Il titolo del libro nasce da un curioso aneddoto.

«I miei nonni avevano un’osteria a Trivella, due chilometri prima di Predappio. Un giorno, durante un allenamento, si fermarono Ercole Baldini, Arnaldo Pambianco, Nino Assirelli e Italo Mazzacurati. Io ero una bambina di appena 8 anni e alla domanda di Baldini “cosa vorresti fare da grande” risposi, spiazzando tutti, “voglio fare la corridora”. Quel sogno apparentemente impossibile si è realizzato. Ed è stato tutt’altro che semplice perché il ciclismo femminile non era considerato».

Una vita spesa a lottare per i diritti delle donne, nello sport e nella società.

«Nella mia vita ho sempre lottato per vedere riconosciuti i miei diritti. Mi hanno sempre etichettato, sia nella vita che nello sport, come qualcosa di “particolare” per non voler usare altri termini. Io invece sono semplicemente Milena Morena Tartagni, atleta e donna. La mia vita è stata costellata da diverse delusioni che, probabilmente, mi hanno portato a prendere alcune scelte. Ma sono sempre stata coraggiosa, determinata e sentimentale e, da brava sportiva, non mi sono mai arresa e ho sempre continuato le mie battaglie. Come in bici, ad ogni caduta ci si rialza e si riparte più volenterosi di prima».
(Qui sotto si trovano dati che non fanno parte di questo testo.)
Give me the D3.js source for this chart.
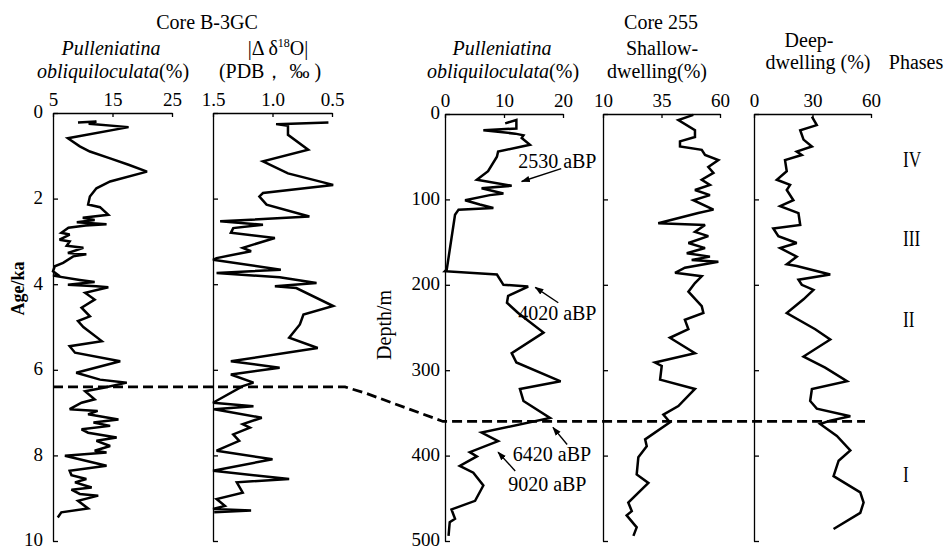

Il successo del libro l’ha spiazzata?

«La visibilità che ha avuto il libro è stata molto gratificante. A livello mediatico con i servizi della “Domenica Sportiva” o con il messaggio lanciato da Michelle Hunziker a “Striscia la Notizia”. Ma il riconoscimento più grande sono stati i numerosi inviti ricevuti dalle scuole e il poter portare il messaggio del libro in mezzo agli studenti. In un mondo dove l’ipocrisia è regnante, sono rimasta stupita dalla maturità e dal coraggio dei nostri ragazzi. Le mie battaglie sono ancora attuali, credo e spero che il loro futuro sia in buone mani».